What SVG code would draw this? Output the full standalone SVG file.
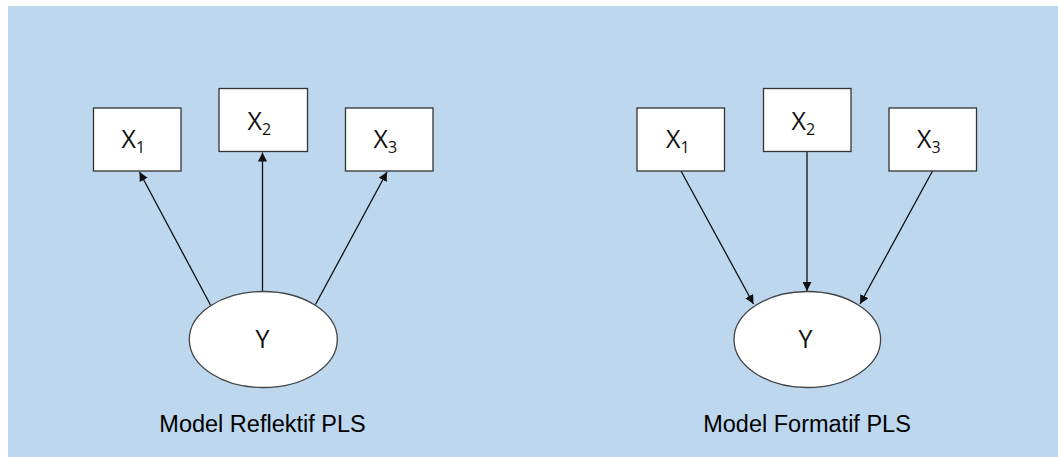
<svg xmlns="http://www.w3.org/2000/svg" width="1058" height="457" viewBox="0 0 1058 457">
<defs>
<style>
.bg{fill:#BDD7EE}
.box{fill:#fff;stroke:#333;stroke-width:1.3}
.ell{fill:#fff;stroke:#444;stroke-width:1.3}
.lbl{font-family:"Open Sans","Liberation Sans",sans-serif;font-size:25px;fill:#111}
.sub{font-size:16px}
.cap{font-family:"Liberation Sans",Arial,sans-serif;font-size:23.5px;fill:#000;text-anchor:middle}
.con{stroke:#111;stroke-width:1.3;fill:none;marker-end:url(#ah)}
</style>
<marker id="ah" viewBox="0 0 10 10" refX="10" refY="5" markerWidth="9" markerHeight="9" markerUnits="userSpaceOnUse" orient="auto">
<path d="M0,0 L10,5 L0,10 Z" fill="#111"/>
</marker>
</defs>
<rect x="0" y="0" width="1058" height="457" fill="#fff"/>
<rect class="bg" x="8" y="6" width="1050" height="451"/>

<g id="connectors">
<line class="con" x1="210.5" y1="305" x2="139.5" y2="172"/>
<line class="con" x1="262.5" y1="291.5" x2="262.5" y2="152.5"/>
<line class="con" x1="315.5" y1="304.5" x2="387" y2="172"/>
<line class="con" x1="681" y1="171" x2="753.5" y2="304"/>
<line class="con" x1="807" y1="152" x2="807" y2="291"/>
<line class="con" x1="932.5" y1="171" x2="860" y2="304"/>
</g>

<g id="left-x1"><rect class="box" x="93.5" y="108" width="87.5" height="63"/><text class="lbl" x="121.5" y="148">X<tspan class="sub" dy="5">1</tspan></text></g>
<g id="left-x2"><rect class="box" x="219" y="88.5" width="88.5" height="63"/><text class="lbl" x="247.5" y="129.5">X<tspan class="sub" dy="5">2</tspan></text></g>
<g id="left-x3"><rect class="box" x="345.5" y="108" width="87.5" height="63"/><text class="lbl" x="373.5" y="148">X<tspan class="sub" dy="5">3</tspan></text></g>
<g id="left-y"><ellipse class="ell" cx="263.3" cy="339.5" rx="74" ry="48"/><text class="lbl" x="262.5" y="347.5" text-anchor="middle">Y</text></g>
<g id="left-caption"><text class="cap" x="262.5" y="432">Model Reflektif PLS</text></g>

<g id="right-x1"><rect class="box" x="637" y="108" width="87.5" height="63"/><text class="lbl" x="666" y="148">X<tspan class="sub" dy="5">1</tspan></text></g>
<g id="right-x2"><rect class="box" x="763.5" y="88.5" width="87.5" height="63"/><text class="lbl" x="791.5" y="129.5">X<tspan class="sub" dy="5">2</tspan></text></g>
<g id="right-x3"><rect class="box" x="889" y="108" width="87.5" height="63"/><text class="lbl" x="917" y="148">X<tspan class="sub" dy="5">3</tspan></text></g>
<g id="right-y"><ellipse class="ell" cx="807.3" cy="339.5" rx="73.3" ry="48"/><text class="lbl" x="805.5" y="347.5" text-anchor="middle">Y</text></g>
<g id="right-caption"><text class="cap" x="807" y="432">Model Formatif PLS</text></g>
</svg>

• [WHAT IS BEING ASKED] Pictures are excluded; copy all other data exactly as shown.

• [FINAL RESULT]
What SVG code would draw this? Output the full standalone SVG file.
<svg xmlns="http://www.w3.org/2000/svg" width="1058" height="457" viewBox="0 0 1058 457">
<defs>
<style>
.bg{fill:#BDD7EE}
.box{fill:#fff;stroke:#333;stroke-width:1.3}
.ell{fill:#fff;stroke:#444;stroke-width:1.3}
.lbl{font-family:"Open Sans","Liberation Sans",sans-serif;font-size:25px;fill:#111}
.sub{font-size:16px}
.cap{font-family:"Liberation Sans",Arial,sans-serif;font-size:23.5px;fill:#000;text-anchor:middle}
.con{stroke:#111;stroke-width:1.3;fill:none;marker-end:url(#ah)}
</style>
<marker id="ah" viewBox="0 0 10 10" refX="10" refY="5" markerWidth="9" markerHeight="9" markerUnits="userSpaceOnUse" orient="auto">
<path d="M0,0 L10,5 L0,10 Z" fill="#111"/>
</marker>
</defs>
<rect x="0" y="0" width="1058" height="457" fill="#fff"/>
<rect class="bg" x="8" y="6" width="1050" height="451"/>

<g id="connectors">
<line class="con" x1="210.5" y1="305" x2="139.5" y2="172"/>
<line class="con" x1="262.5" y1="291.5" x2="262.5" y2="152.5"/>
<line class="con" x1="315.5" y1="304.5" x2="387" y2="172"/>
<line class="con" x1="681" y1="171" x2="753.5" y2="304"/>
<line class="con" x1="807" y1="152" x2="807" y2="291"/>
<line class="con" x1="932.5" y1="171" x2="860" y2="304"/>
</g>

<g id="left-x1"><rect class="box" x="93.5" y="108" width="87.5" height="63"/><text class="lbl" x="121.5" y="148">X<tspan class="sub" dy="5">1</tspan></text></g>
<g id="left-x2"><rect class="box" x="219" y="88.5" width="88.5" height="63"/><text class="lbl" x="247.5" y="129.5">X<tspan class="sub" dy="5">2</tspan></text></g>
<g id="left-x3"><rect class="box" x="345.5" y="108" width="87.5" height="63"/><text class="lbl" x="373.5" y="148">X<tspan class="sub" dy="5">3</tspan></text></g>
<g id="left-y"><ellipse class="ell" cx="263.3" cy="339.5" rx="74" ry="48"/><text class="lbl" x="262.5" y="347.5" text-anchor="middle">Y</text></g>
<g id="left-caption"><text class="cap" x="262.5" y="432">Model Reflektif PLS</text></g>

<g id="right-x1"><rect class="box" x="637" y="108" width="87.5" height="63"/><text class="lbl" x="666" y="148">X<tspan class="sub" dy="5">1</tspan></text></g>
<g id="right-x2"><rect class="box" x="763.5" y="88.5" width="87.5" height="63"/><text class="lbl" x="791.5" y="129.5">X<tspan class="sub" dy="5">2</tspan></text></g>
<g id="right-x3"><rect class="box" x="889" y="108" width="87.5" height="63"/><text class="lbl" x="917" y="148">X<tspan class="sub" dy="5">3</tspan></text></g>
<g id="right-y"><ellipse class="ell" cx="807.3" cy="339.5" rx="73.3" ry="48"/><text class="lbl" x="805.5" y="347.5" text-anchor="middle">Y</text></g>
<g id="right-caption"><text class="cap" x="807" y="432">Model Formatif PLS</text></g>
</svg>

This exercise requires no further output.